The History and Theory curriculum stresses a broad social and cultural approach to architectural history, with particular attention to emerging global concerns. Architectural history is seen in terms of a rich matrix of parameters—political, economic, artistic, technological, and discursive—that have had a role in shaping the discipline. Most instructors of architectural history and theory at GSAPP have both professional and academic degrees. A shared intention is to cultivate relations between practice, historical knowledge, and theoretical debates.

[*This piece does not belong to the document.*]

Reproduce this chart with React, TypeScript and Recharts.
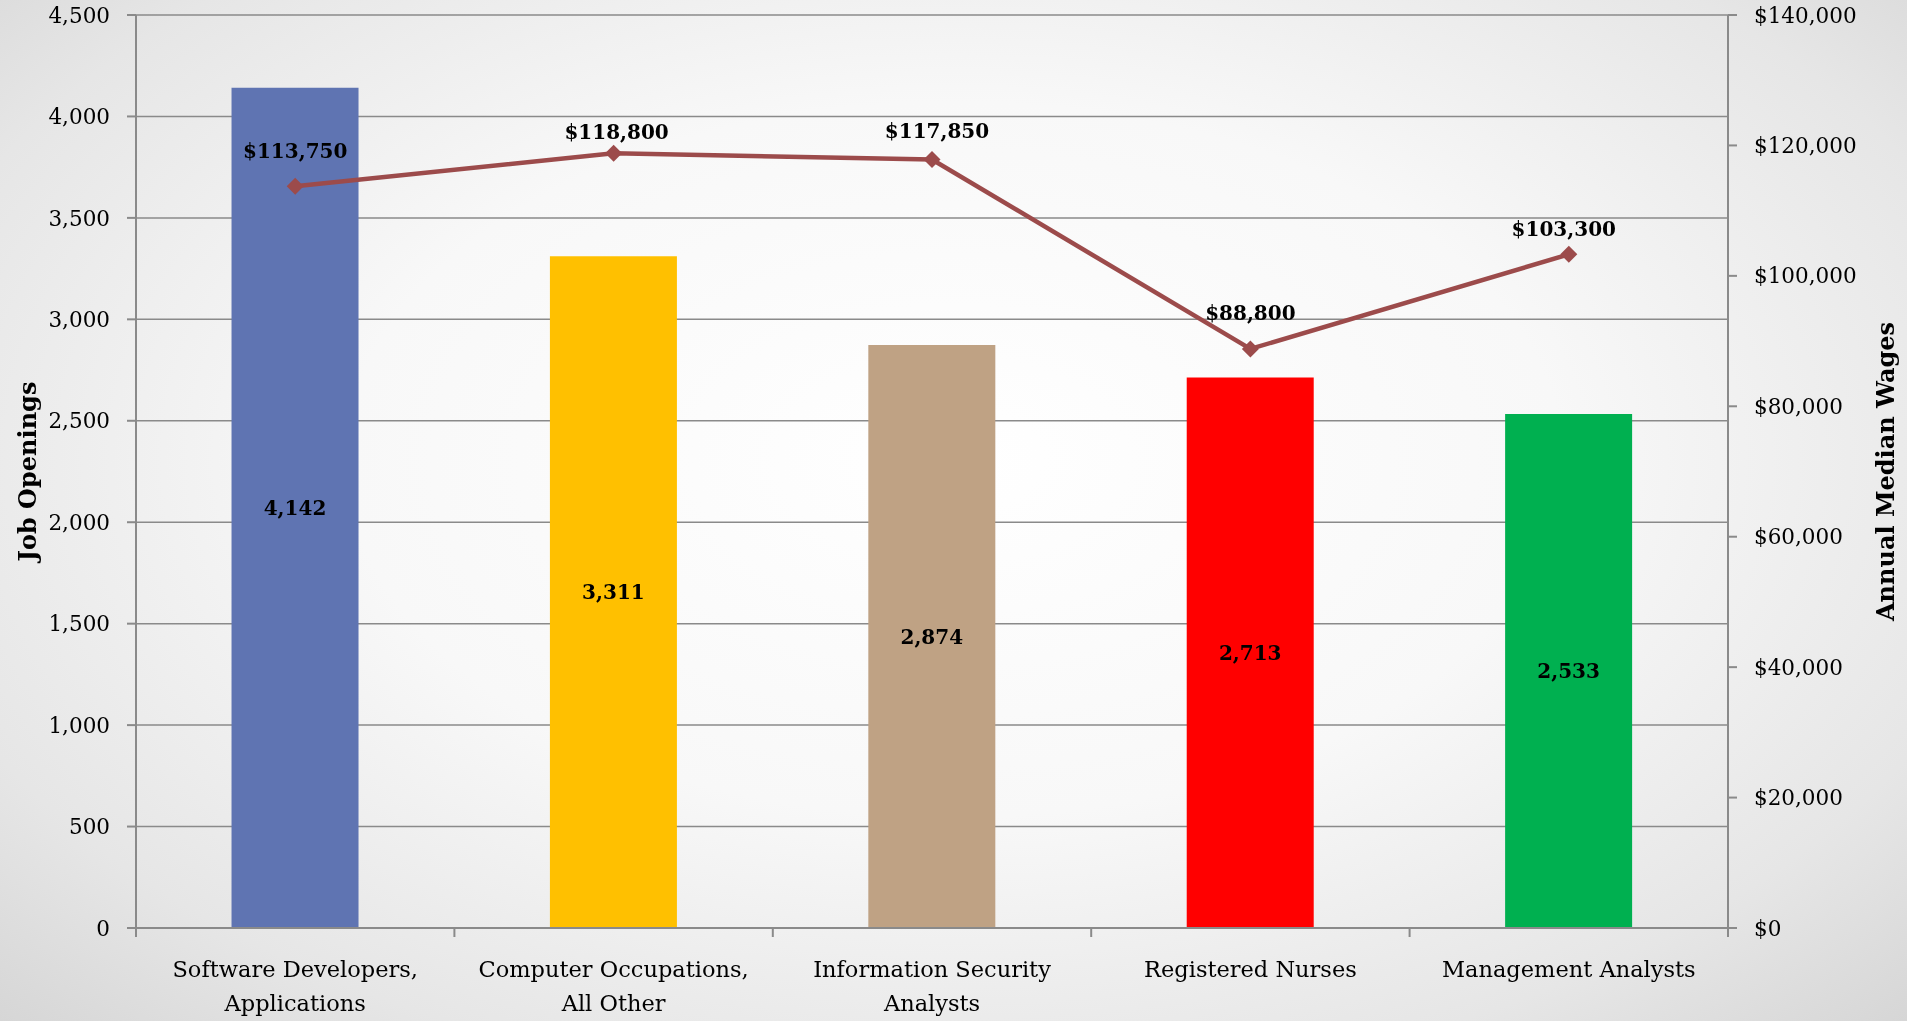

The course offerings are structured to provide each student with an opportunity to gain both a broad general background in architectural history and a degree of specialized knowledge in areas of his or her selection. The two-semester core inaugurates a sequence in which students may then choose from among the many history and theory classes offered within the School. Students may also take courses in other departments of the University, such as art history, history, philosophy, or elsewhere in the humanities, providing they meet basic distribution requirements.

Visual Studies

Laura Kurgan
Director, Visual Studies

Joshua Uhl
Program Coordinator, Visual Studies

Today, what can be defined as visual in design has multiplied exponentially, especially by way of computation, and demanded that we rethink our pedagogy, projects, and practices. This diversity of the visual and its tendency toward impermanence has not lessened its potential to communicate an extraordinary vision. Through a careful survey of drawing’s new temporal nature, students discover methods to harness drawing’s new potentials. The Visual Studies sequence at the GSAPP offers a wide range of tools and techniques designed to expose students to the potentials and limits of these same techniques and tools. The sequence is divided into three broad sets of workshops: analysis/representation, design environments, and fabrication.  The variety of trajectories possible within the sequence of workshops promotes an individual approach to visualization and fosters invention.

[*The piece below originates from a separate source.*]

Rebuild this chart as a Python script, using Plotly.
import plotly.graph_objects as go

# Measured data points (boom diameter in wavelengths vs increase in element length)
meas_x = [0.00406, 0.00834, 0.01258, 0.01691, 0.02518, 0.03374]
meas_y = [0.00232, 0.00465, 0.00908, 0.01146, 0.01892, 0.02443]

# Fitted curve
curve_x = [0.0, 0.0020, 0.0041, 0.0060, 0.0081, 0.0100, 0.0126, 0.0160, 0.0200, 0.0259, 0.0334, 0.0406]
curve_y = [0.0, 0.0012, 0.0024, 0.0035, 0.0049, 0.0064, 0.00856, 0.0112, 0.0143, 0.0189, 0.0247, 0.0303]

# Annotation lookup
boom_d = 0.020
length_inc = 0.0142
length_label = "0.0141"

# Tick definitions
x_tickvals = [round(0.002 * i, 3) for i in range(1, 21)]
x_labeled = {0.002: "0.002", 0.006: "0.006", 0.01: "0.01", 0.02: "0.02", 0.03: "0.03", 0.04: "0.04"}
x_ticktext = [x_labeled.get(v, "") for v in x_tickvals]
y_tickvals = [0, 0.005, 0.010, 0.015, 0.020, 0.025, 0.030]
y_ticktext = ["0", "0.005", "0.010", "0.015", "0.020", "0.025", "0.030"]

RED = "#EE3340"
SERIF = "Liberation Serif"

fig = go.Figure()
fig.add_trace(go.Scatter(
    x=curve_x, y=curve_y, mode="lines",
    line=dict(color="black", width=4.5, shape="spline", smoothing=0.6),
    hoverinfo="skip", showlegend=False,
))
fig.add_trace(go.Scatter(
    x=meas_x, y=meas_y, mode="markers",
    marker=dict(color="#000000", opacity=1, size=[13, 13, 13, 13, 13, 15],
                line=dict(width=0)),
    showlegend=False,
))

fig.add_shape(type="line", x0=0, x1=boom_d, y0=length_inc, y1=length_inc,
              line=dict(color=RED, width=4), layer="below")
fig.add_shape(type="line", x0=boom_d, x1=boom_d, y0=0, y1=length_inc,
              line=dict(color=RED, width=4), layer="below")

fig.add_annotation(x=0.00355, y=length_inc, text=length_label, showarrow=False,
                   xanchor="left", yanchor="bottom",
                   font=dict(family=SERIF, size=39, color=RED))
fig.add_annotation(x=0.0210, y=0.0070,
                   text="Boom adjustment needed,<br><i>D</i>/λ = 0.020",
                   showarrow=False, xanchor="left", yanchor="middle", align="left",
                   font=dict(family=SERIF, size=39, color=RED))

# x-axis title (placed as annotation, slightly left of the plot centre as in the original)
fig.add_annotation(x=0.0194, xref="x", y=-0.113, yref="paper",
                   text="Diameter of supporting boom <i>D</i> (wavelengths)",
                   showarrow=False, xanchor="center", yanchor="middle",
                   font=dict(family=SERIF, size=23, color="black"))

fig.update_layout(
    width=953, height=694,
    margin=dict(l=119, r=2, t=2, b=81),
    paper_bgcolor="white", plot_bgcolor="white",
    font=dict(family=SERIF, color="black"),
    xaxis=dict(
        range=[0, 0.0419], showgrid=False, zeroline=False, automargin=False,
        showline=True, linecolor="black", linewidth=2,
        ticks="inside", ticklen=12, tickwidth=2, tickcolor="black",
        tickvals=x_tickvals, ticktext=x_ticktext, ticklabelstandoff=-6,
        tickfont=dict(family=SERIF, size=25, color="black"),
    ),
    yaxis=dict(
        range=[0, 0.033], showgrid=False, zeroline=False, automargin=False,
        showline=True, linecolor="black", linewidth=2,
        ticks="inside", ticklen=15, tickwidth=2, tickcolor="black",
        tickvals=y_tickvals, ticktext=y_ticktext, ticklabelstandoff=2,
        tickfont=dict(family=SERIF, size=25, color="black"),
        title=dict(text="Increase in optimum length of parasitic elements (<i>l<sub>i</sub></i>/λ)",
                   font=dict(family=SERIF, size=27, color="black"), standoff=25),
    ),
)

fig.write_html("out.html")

Building Science and Technology

Craig Schwitter
Director, Building Science and Technology

For the next generation of architects, technology has become a greater and more differentiating force than ever before.  As computational power increases at exponential rates and data becomes ubiquitous, formal methodologies in architectural design are giving way to an evidence basis.  New modes of making in architecture are being disrupted through changes in manufacturing, materials, and information technologies in a globalized world.  What bricks and mortar may have been to earlier methods of architecture, today the focus is squarely on performance of design in the built environment. Does design drive greater productivity?  A better sense of community and well being?  Lower energy use?  Less material waste?  Broader and shared economic development?   The subjective narratives of decades past on these subjects are today turning into data and hard facts.   Performance and its measurement and verification have become a function of an architecture searching for the right solutions.

Urban conditions continue to drive discourse on the global stage. As cities grow globally and see the effects of unprecedented migration, the effects of design are ever present. Scarcity of resources, driven by rapid population growth and demographic change, need to be addressed head on by the architectural community. Energy and it efficient performance in buildings has become the critical issue across architecture to address the questions of global climate change. And even while working harder inside the building construct, architects must think outside the building boundary, to wider notions of integration in systems including water, transportation, waste, and energy. These are the pieces of a global puzzle that will be waiting for them as they graduate.

The technology sequence is fundamental to changing the course of architecture.  It is an integral part of the school and part of the training for the next generation of architects that will shape our built environment.  Students must explore and experiment as always, but realize that abilities to rationalize and prove are more interconnected with design as it touches every aspect of development across the world.